Frequently Asked Questions
Is Eversource Energy a regulated utility or does it sell power on the open market?
Eversource is overwhelmingly a rate-regulated delivery utility. It primarily owns and operates the wires, pipes, and water infrastructure that deliver energy and water, recovering costs plus an authorized return through rates set by state regulators and FERC. It is not chiefly a merchant power generator, and commodity energy costs are generally passed through to customers.
What states and services does Eversource operate in?
Eversource serves customers in Connecticut, Massachusetts, and New Hampshire through subsidiaries that provide electric distribution and transmission, natural gas distribution, and water service (including Aquarion Water). Its filings break out results across electric distribution, electric transmission, natural gas, and water segments.
Why does Eversource have so much debt and ongoing capital spending?
Utilities grow earnings by investing approved capital into infrastructure and earning a regulated return on that rate base.
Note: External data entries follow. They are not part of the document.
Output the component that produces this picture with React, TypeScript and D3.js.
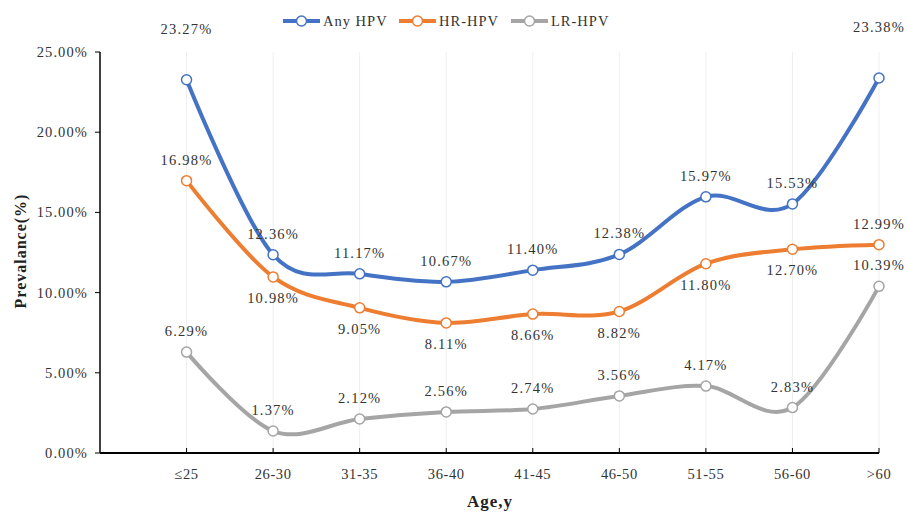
import React from 'react';
import * as d3 from 'd3';

const ages = ['≤25', '26-30', '31-35', '36-40', '41-45', '46-50', '51-55', '56-60', '>60'];
const anyHpv = [23.27, 12.36, 11.17, 10.67, 11.4, 12.38, 15.97, 15.53, 23.38];
const hrHpv = [16.98, 10.98, 9.05, 8.11, 8.66, 8.82, 11.8, 12.7, 12.99];
const lrHpv = [6.29, 1.37, 2.12, 2.56, 2.74, 3.56, 4.17, 2.83, 10.39];
const yTicks = [0, 5, 10, 15, 20, 25];

// label placement per point: 'a' above, 'b' below, 't' high above (moved up in original)
const anyPlace = ['t', 'a', 'a', 'a', 'a', 'a', 'a', 'a', 't'];
const hrPlace = ['a', 'b', 'b', 'b', 'b', 'b', 'b', 'b', 'a'];
const lrPlace = ['a', 'a', 'a', 'a', 'a', 'a', 'a', 'a', 'a'];

const series = [
  { name: 'Any HPV', values: anyHpv, color: '#4472C4', place: anyPlace },
  { name: 'HR-HPV', values: hrHpv, color: '#ED7D31', place: hrPlace },
  { name: 'LR-HPV', values: lrHpv, color: '#A5A5A5', place: lrPlace },
];

const W = 907;
const H = 512;
const font = '"Liberation Serif", "DejaVu Serif", serif';

export default function App() {
  // blank first slot so the first age sits one step right of the y axis
  const x = d3.scalePoint<string>().domain(['', ...ages]).range([100, 879]);
  const y = d3.scaleLinear().domain([0, 25]).range([453, 52]);
  const line = d3
    .line<number>()
    .x((_, i) => x(ages[i]) as number)
    .y((d) => y(d))
    .curve(d3.curveCardinal.tension(0));

  const fmt = (v: number) => v.toFixed(2) + '%';
  const dyFor = (p: string) => (p === 't' ? -51 : p === 'a' ? -21 : 21);

  const legendX = [283, 399, 511];

  return (
    <svg
      width={W}
      height={H}
      style={{ position: 'absolute', left: 0, top: 0, background: '#fff' }}
      fontFamily={font}
    >
      {/* vertical gridlines */}
      {ages.map((a) => (
        <line key={a} x1={x(a)} x2={x(a)} y1={52} y2={453} stroke="#efefef" strokeWidth={1} />
      ))}

      {/* y axis */}
      <line x1={100} x2={100} y1={52} y2={453} stroke="#000" strokeWidth={1.5} />
      {yTicks.map((t) => (
        <g key={t}>
          <line x1={95} x2={100} y1={y(t)} y2={y(t)} stroke="#000" strokeWidth={1} />
          <text
            x={88}
            y={y(t)}
            dy="0.35em"
            textAnchor="end"
            fontSize={14.5}
            letterSpacing={1.1}
            fill="#333"
          >
            {t.toFixed(2) + '%'}
          </text>
        </g>
      ))}

      {/* x axis */}
      <line x1={100} x2={879} y1={453} y2={453} stroke="#000" strokeWidth={1.8} />
      {ages.map((a) => (
        <g key={a}>
          <line x1={x(a)} x2={x(a)} y1={448} y2={453} stroke="#000" strokeWidth={1} />
          <text x={x(a)} y={479} textAnchor="middle" fontSize={14.5} letterSpacing={0.6} fill="#333">
            {a}
          </text>
        </g>
      ))}

      <text x={490} y={507} textAnchor="middle" fontSize={17} letterSpacing={1} fontWeight="bold" fill="#222">
        Age,y
      </text>
      <text
        transform={`translate(26,${251}) rotate(-90)`}
        textAnchor="middle"
        fontSize={16}
        letterSpacing={1}
        fontWeight="bold"
        fill="#222"
      >
        Prevalance(%)
      </text>

      {/* lines */}
      {series.map((s) => (
        <path key={s.name} d={line(s.values) || ''} fill="none" stroke={s.color} strokeWidth={4} />
      ))}
      {series.map((s) =>
        s.values.map((v, i) => (
          <circle
            key={s.name + i}
            cx={x(ages[i])}
            cy={y(v)}
            r={5}
            fill="#fff"
            stroke={s.color}
            strokeWidth={1.5}
          />
        ))
      )}
      {series.map((s) =>
        s.values.map((v, i) => (
          <text
            key={'l' + s.name + i}
            x={x(ages[i])}
            y={y(v) + dyFor(s.place[i])}
            dy="0.35em"
            textAnchor="middle"
            fontSize={14.5}
            letterSpacing={1.2}
            fill="#333"
          >
            {fmt(v)}
          </text>
        ))
      )}

      {/* legend */}
      {series.map((s, i) => (
        <g key={'lg' + s.name} transform={`translate(${legendX[i]},21)`}>
          <line x1={0} x2={37} y1={0} y2={0} stroke={s.color} strokeWidth={4} />
          <circle cx={18.5} cy={0} r={5} fill="#fff" stroke={s.color} strokeWidth={1.5} />
          <text x={40} y={0} dy="0.35em" fontSize={14.5} letterSpacing={1} fill="#333">
            {s.name}
          </text>
        </g>
      ))}
    </svg>
  );
}
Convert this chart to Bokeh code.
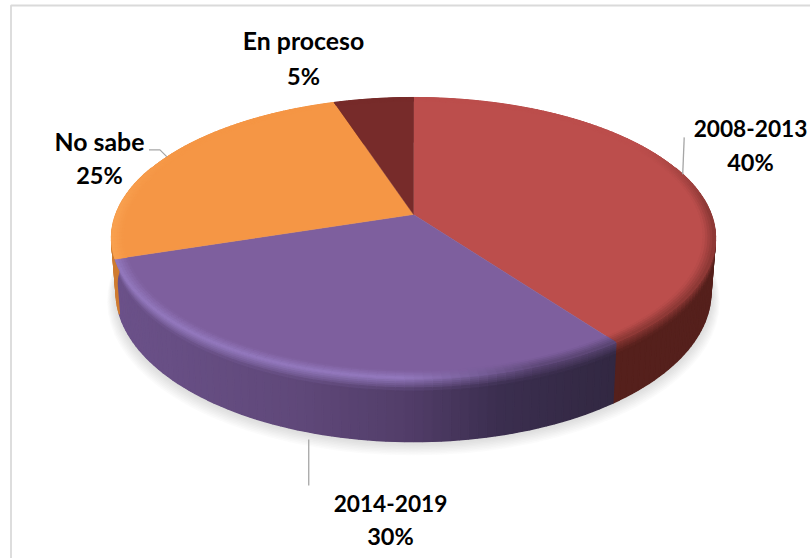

This requires large, continuous capital expenditures funded with substantial debt and equity, so high leverage and negative free cash flow after capex are normal for the business model. Investors watch credit ratings and interest costs closely.
What happened with Eversource's offshore wind business?
Eversource had invested in offshore wind development but has been exiting that business to refocus on its core regulated utility operations. The wind-down and divestitures have generated impairments and one-time charges, so investors should read the filings to separate these transition items from ongoing regulated earnings.